Distel
Ball-Saison: Disteln berauschen Mensch und Hummeln auch, „wo sonst nichts wächst“
Es gibt Stauden, deren Schönheit nehme ich immer erst dann wahr, wenn andere von der Pflanze begeistert sind. Jedes Jahr sind es die unzähligen Hummeln, die mich auf meine Disteln aufmerksam machen.
Für die Hummeln sind die Disteln eine tolle Futterpflanze, für mich aber sind sie extrem pflegeleichte und langblühende Stauden, die im Garten unersetzbar sind. Natürlich meine ich nicht die garstige Acker-Kratzdistel mit ihren elend langen Wurzeln, sondern die meist blau blühenden Edel- und Kugeldisteln.
Die Blüten der Kugeldistel sind (fast) einzigartig. Nur sie haben, außer dem Kugellauch, diese perfekt runde Blütenform, die aus hunderten kleiner Blütensternchen gebildet werden. Und weil diese Blütenform so markant und ausdrucksstark ist, eignet sie sich hervorragend zur Kombination mit fedrigen und transparenten Blüten. Großartig wäre zum Beispiel das Zusammenspiel von Kugeldistel und dem Riesen-Federgras (Stipa gigantea), bei dem beide Partner von ihrer Unterschiedlichkeit profitieren: das Gras wirkt in dieser Kombination noch leichter, die Kugeldistel noch markanter.
Bei den Kugeldisteln schätze ich besonders Echinops banaticus `Taplow Blue´. Sie trägt ihre intensiv blauen Blütenköpfe standfest bis in 1,20 Meter Höhe.
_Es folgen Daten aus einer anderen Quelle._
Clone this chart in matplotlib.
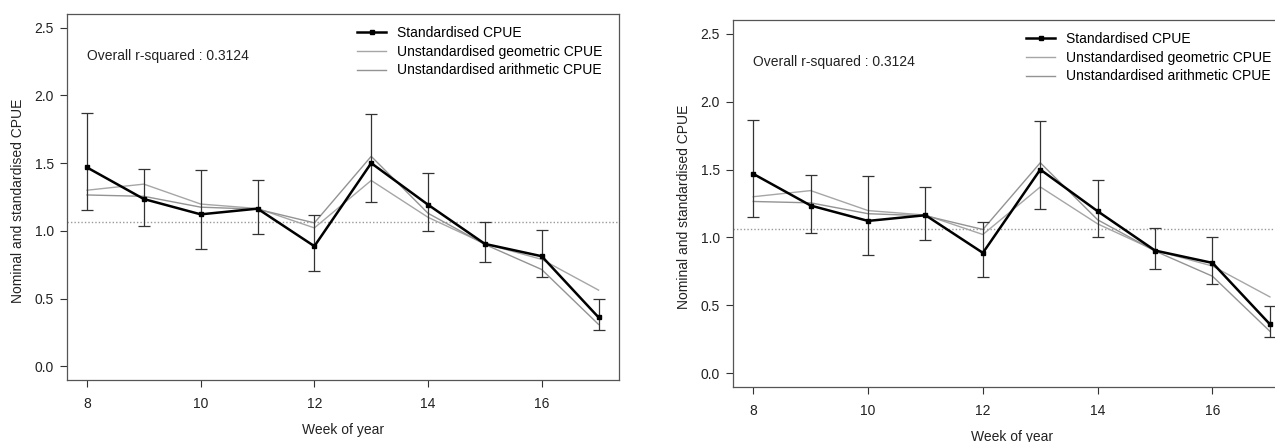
import numpy as np
import matplotlib
matplotlib.use("Agg")
import matplotlib.pyplot as plt

plt.rcParams['font.family'] = ['Liberation Sans', 'DejaVu Sans']

weeks = np.arange(8, 18)
std_cpue = [1.468, 1.235, 1.122, 1.164, 0.887, 1.500, 1.193, 0.904, 0.813, 0.362]
std_upper = [1.868, 1.460, 1.450, 1.375, 1.117, 1.860, 1.426, 1.068, 1.007, 0.495]
std_lower = [1.152, 1.034, 0.868, 0.978, 0.706, 1.213, 1.002, 0.767, 0.659, 0.267]
geo_cpue = [1.300, 1.345, 1.198, 1.165, 1.022, 1.372, 1.100, 0.905, 0.790, 0.563]
arith_cpue = [1.265, 1.255, 1.175, 1.160, 1.059, 1.550, 1.130, 0.900, 0.715, 0.310]
mean_line = 1.063
r_squared = 0.3124
x_ticks = [8, 10, 12, 14, 16]
y_ticks = [0.0, 0.5, 1.0, 1.5, 2.0, 2.5]

dark = '#333333'
fs = 10
fig = plt.figure(figsize=(12.75, 4.42), dpi=100, facecolor='white')
# second panel is the same plot, slightly bigger and cut at the right edge
ax1 = fig.add_axes([0.0522, 0.1403, 0.4333, 0.8280])
ax2 = fig.add_axes([0.5746, 0.1244, 0.4376, 0.8303])


def draw_panel(ax):
    ax.axhline(mean_line, color='#999999', lw=1.0, ls=(0, (1, 1.5)), zorder=1)
    ax.plot(weeks, geo_cpue, color='#a6a6a6', lw=1.0, zorder=2,
            label='Unstandardised geometric CPUE')
    ax.plot(weeks, arith_cpue, color='#939393', lw=1.0, zorder=2,
            label='Unstandardised arithmetic CPUE')
    err = [np.array(std_cpue) - np.array(std_lower),
           np.array(std_upper) - np.array(std_cpue)]
    ax.errorbar(weeks, std_cpue, yerr=err, fmt='none', ecolor=dark,
                elinewidth=0.9, capsize=4, capthick=0.9, zorder=3)
    ax.plot(weeks, std_cpue, color='black', lw=1.8, marker='s', ms=3.5,
            zorder=4, label='Standardised CPUE')

    ax.set_xlim(7.64, 17.36)
    ax.set_ylim(-0.1, 2.6)
    ax.set_xticks(x_ticks)
    ax.set_yticks(y_ticks)
    ax.set_yticklabels(['%.1f' % v for v in y_ticks])
    ax.tick_params(axis='both', direction='out', length=5, width=0.8,
                   colors=dark, labelsize=fs, labelcolor='#222222')
    ax.tick_params(axis='x', pad=7)
    ax.tick_params(axis='y', pad=4)
    for s in ax.spines.values():
        s.set_color('#555555')
        s.set_linewidth(0.9)

    ax.set_xlabel('Week of year', fontsize=fs, color='#222222')
    ax.set_ylabel('Nominal and standardised CPUE', fontsize=fs, color='#222222')
    ax.xaxis.set_label_coords(0.5, -0.137)
    ax.xaxis.label.set_va('center')
    ax.yaxis.set_label_coords(-0.088, 0.49)
    ax.yaxis.label.set_va('center')

    ax.text(8, 2.29, 'Overall r-squared : %.4f' % r_squared, fontsize=fs,
            color='#222222', ha='left', va='center')

    h, l = ax.get_legend_handles_labels()
    order = [2, 0, 1]
    ax.legend([h[i] for i in order], [l[i] for i in order], loc='upper left',
              bbox_to_anchor=(12.75, 2.51), bbox_transform=ax.transData,
              frameon=False, fontsize=fs, borderpad=0, borderaxespad=0,
              handlelength=2.1, handletextpad=0.8, labelspacing=0.33)


draw_panel(ax1)
draw_panel(ax2)

fig.savefig('out.png', dpi=100, facecolor='white')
Kugeldisteln mögen ihrem Herkunftsgebiet im südlichen Europa entsprechend einen Gartenplatz in voller Sonne und Wärme. Und sie kommen sogar wunderbar mit Böden zurecht von denen es sonst nur heißt „Ach, da wächst ja nichts.“ Der Boden kann arm und sandig sein, kalkhaltig und trocken wird auch geschätzt, nur nasse und überdüngte Standorte mag die Kugeldistel nicht.
Das gilt auch für Echinops ritro `Veitchs Blue´ , eine nur ca. 80 cm hoch werdende Kugeldistel, die auch noch die angenehme Eigenschaft hat zu remontieren, d.h. nach einem Rückschnitt nochmals zu blühen. Stellen sie sich die stahlblauen Bälle von `Veitchs Blue´ inmitten der leichten, violetten Blütenrispen der Blauraute (Perovskia atriplicifolia) vor oder als Partner zu der hellgelben Scabiose (Scabiosa ochroleuca). Das sieht so bezaubernd aus, das man sich wünscht, man hätte noch mehr Plätze im Garten auf denen angeblich nichts wächst.
Sind die beiden Kugeldisteln ausdauernde Stauden, ist die Elfenbeindistel (Eryngium giganteum) ein kurzlebiger, aber trotzdem ständiger Gartengast, denn sie sät sich bereitwillig in meinem Garten aus. Im ersten Jahr erscheint nur eine Blattrosette mit herzförmigen Blättchen, aus der aber im zweiten Jahr eine rund 60 cm hohe beeindruckende Pflanze wächst, die man nur mit dem Wort edel angemessen beschreiben kann. Vor der Blüte ist das stark gezackte Laub der Distel grün-silbrig marmoriert. Mit dem Erscheinen der großen, kegelförmigen Blüten werden Laub und Hüllblätter silbern leuchtend. Ich habe die Pflanze vor Jahren in einem fremden Garten gesehen und wollte mir unbedingt sofort davon Saat klauen. Dabei habe ich sehr schnell gemerkt, dass das stachelige Aussehen dieser Distel keinesfalls nur Zierde und Show ist. Herrgott, kann das Ding pieksen! Und sogar die Samen haben noch Stacheln! Aber selten hat sich ein Schmerz so gelohnt!